Suppression of Tin Oxidation via Sn→B Bonding Interactions for High‐Resolution Lead‐Free Perovskite Neuromorphic Imaging Sensors

Abstract Lead‐free tin‐based perovskites, specifically (4‐Cl‐PEA) 2 SnI 4 , possess significant potential for the development of high‐performance, robust neuromorphic imaging sensors, owing to their superior optoelectronic properties and compatibility with conventional complementary metal‐oxide‐semiconductor fabrication techniques and silicon‐based readout circuits. However, the excessive oxidation of Sn 2+ remains a significant obstacle, leading to suboptimal synaptic performance and low resolution in the neuromorphic imaging sensors due to increased recombination losses and poor film uniformity. This study first demonstrates that the introduction of novel Sn→B donor–acceptor bonding interactions effectively suppresses Sn 2+ oxidation, enhancing uniformity, reducing nonradiative recombination, and improving synaptic plasticity. A vertical optoelectronic synapse demonstrates diverse synaptic behaviors, attributed to hole trapping and detrapping at the device interface.

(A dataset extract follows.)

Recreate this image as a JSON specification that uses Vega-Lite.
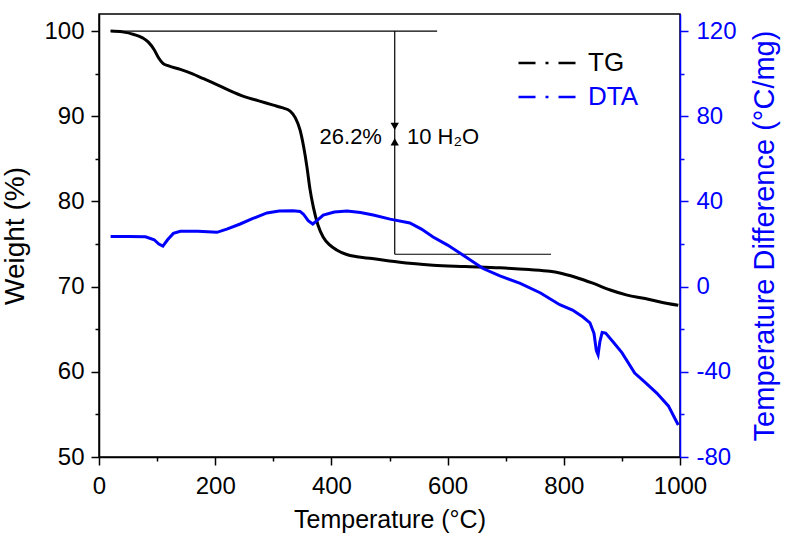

Additionally, the device enables applications in associative learning, neuromorphic computation, letter encoding, and handwritten digit recognition. Ultimately, integration with silicon circuits results in a high‐resolution (32 × 32) neuromorphic imaging array, one of the highest reported resolutions for perovskite optoelectronic synapse arrays. The improved uniformity of boric acid‐added (4‐Cl‐PEA) 2 SnI 4 perovskite films significantly reduces photo response non‐uniformity, enhances resolution, and improves memory capabilities. This neuromorphic imaging array successfully integrates sensing, storage, and computation, enabling advanced functionalities like letter recognition, memory, and processing, surpassing conventional image sensors.